Summarization using lexical chains is not such a new idea. The most prominent previous attempts of doing so were those of Barzilay and Elhadad 1997 and Brun [et. al.] 2001. However, there were a few aspects that we disliked about their work: Firstly, these projects were not available as software for public testing. Secondly, these papers completely ignored the referential structure of the text and would check any combination of noun phrases within a three radius sentence for a WordNet-relationship.
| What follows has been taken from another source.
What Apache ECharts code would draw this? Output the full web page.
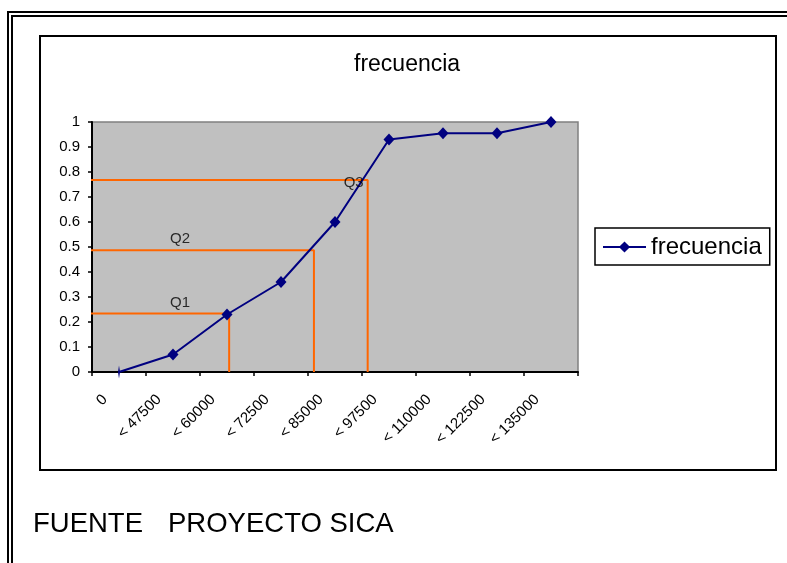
<!DOCTYPE html>
<html>
<head>
<meta charset="utf-8">
<script src="https://cdn.jsdelivr.net/npm/echarts@6/dist/echarts.min.js"></script>
<style>
html,body{margin:0;padding:0;background:#fff;}
#c{width:787px;height:563px;}
</style>
</head>
<body>
<div id="c"></div>
<script>
// ---- data ----
var categories = ['0', '< 47500', '< 60000', '< 72500', '< 85000', '< 97500', '< 110000', '< 122500', '< 135000'];
var frecuencia = [0, 0.07, 0.23, 0.36, 0.60, 0.93, 0.955, 0.955, 1.0];
var quartileNames = ['Q1', 'Q2', 'Q3'];
var quartileY = [0.234, 0.487, 0.768];
var quartileX = [2.04, 3.61, 4.605];   // position along the category scale (index units)
var yTicks = [0, 0.1, 0.2, 0.3, 0.4, 0.5, 0.6, 0.7, 0.8, 0.9, 1];

var FONT = "'Liberation Sans', Arial, sans-serif";
var chart = echarts.init(document.getElementById('c'), null, {renderer: 'canvas'});

var quartileSeries = quartileNames.map(function (n, i) {
  return {
    type: 'line', xAxisIndex: 1, yAxisIndex: 0, silent: true, symbol: 'none',
    lineStyle: {color: '#FF6600', width: 2}, z: 3,
    data: [[-0.55, quartileY[i]], [quartileX[i], quartileY[i]], [quartileX[i], 0]]
  };
});
// label anchors derived from quartile data
var labelPts = [
  [1.13, quartileY[0] + 0.042],
  [1.13, quartileY[1] + 0.044],
  [quartileX[2] - 0.26, quartileY[2] - 0.011]
];
var labelSeries = {
  type: 'scatter', xAxisIndex: 1, yAxisIndex: 0, silent: true, symbolSize: 0, z: 6,
  data: labelPts.map(function (p, i) {
    return {value: p, label: {show: true, formatter: quartileNames[i]}};
  }),
  label: {position: 'inside', color: '#000', fontSize: 15, fontFamily: FONT}
};

var option = {
  backgroundColor: '#ffffff',
  animation: false,
  title: {
    text: 'frecuencia', left: 354, top: 53, padding: 0,
    textStyle: {fontSize: 23, fontWeight: 'normal', color: '#000', fontFamily: FONT}
  },
  legend: {
    left: 595, top: 228, orient: 'vertical',
    padding: [7, 8, 6, 7], borderColor: '#000', borderWidth: 1.5,
    itemWidth: 43, itemHeight: 14, itemGap: 5,
    data: ['frecuencia'],
    textStyle: {fontSize: 24, color: '#000', fontFamily: FONT}
  },
  grid: {
    left: 92, top: 122, width: 486, height: 250,
    show: true, backgroundColor: '#C0C0C0', borderColor: '#808080', borderWidth: 1.5
  },
  xAxis: [{
    type: 'category', data: categories, boundaryGap: true,
    axisLine: {onZero: false, lineStyle: {color: '#000', width: 2}},
    axisTick: {show: true, length: 4, lineStyle: {color: '#000', width: 1.5}},
    axisLabel: {interval: 0, rotate: 45, margin: 11, padding: [0, 20, 0, 0],
      color: '#000', fontSize: 15, fontFamily: FONT},
    splitLine: {show: false}
  }, {
    type: 'value', min: -0.5, max: 8.5, show: false
  }],
  yAxis: [{
    type: 'value', min: 0, max: 1, interval: 0.1,
    axisLine: {show: true, onZero: false, lineStyle: {color: '#000', width: 2}},
    axisTick: {show: true, length: 4, lineStyle: {color: '#000', width: 1.5}},
    axisLabel: {margin: 12, color: '#000', fontSize: 15, fontFamily: FONT,
      formatter: function (v) { return String(+v.toFixed(1)); }},
    splitLine: {show: false}
  }],
  series: quartileSeries.concat([labelSeries, {
    name: 'frecuencia', type: 'line', data: frecuencia, z: 5,
    symbol: 'diamond',
    symbolSize: function (v, p) { return p.dataIndex === 0 ? [2, 13] : [11, 12]; },
    showAllSymbol: true,
    lineStyle: {color: '#000080', width: 2},
    itemStyle: {color: '#000080'}
  }]),
  graphic: [
    {type: 'rect', shape: {x: 40, y: 36, width: 736, height: 434}, style: {fill: 'none', stroke: '#000', lineWidth: 2}, silent: true},
    {type: 'polyline', shape: {points: [[8, 563], [8, 12], [787, 12]]}, style: {fill: 'none', stroke: '#000', lineWidth: 2}, silent: true},
    {type: 'polyline', shape: {points: [[12, 563], [12, 16], [787, 16]]}, style: {fill: 'none', stroke: '#000', lineWidth: 2}, silent: true},
    {type: 'text', left: 33, top: 510, style: {text: 'FUENTE', fontSize: 27.5, fill: '#000', fontFamily: FONT}},
    {type: 'text', left: 168, top: 510, style: {text: 'PROYECTO SICA', fontSize: 27.5, fill: '#000', fontFamily: FONT}}
  ]
};
chart.setOption(option);
</script>
</body>
</html>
As we discovered Nadav Rotem's Open Text Summarizer (OTS), which was supposed to be a open source counter-strike agains the Summarization utility in MS Word, we realized that extending it with a knowledgebase might not be such a bad idea. As the example of MS Word shows, a text summarization utility that merely summarized by deleting sentences, is primarily used as a nice gimmick in office software that adresses the broad masses. Since most office software, including OpenOffice, nowadays is equipped with some sort of lexical data base, it would be worth the attempt of at least trying to incorporate a lexical-semantic data base in a robust summarization tool. After all, OpenOffice doesn't have a summarization utility so far, and there hasn't been a new release of the OTS in more than two years.
For our Studienprojekt, we wanted to take the OTS as a starting point for a new Python-based implementation of our own sentence-deleting text summarizer that would incorporate the following features:
Whereas OTS merely stemmed, we would extract whole noun phrases from a pre-tagged represenation of the text.
The importance of a sentence would not be determined by the number of equal word stems it contains, but by the length of the lexical chains encompassing this sentence.
Lexical chains are used as a form of representing the referential progression of noun phrases in the text. Noun phrases of equal reference are stored in such a lexical chain. They are built with a chaining algorithm based on the “Mechanism of Refering” in Hellwig 2004b.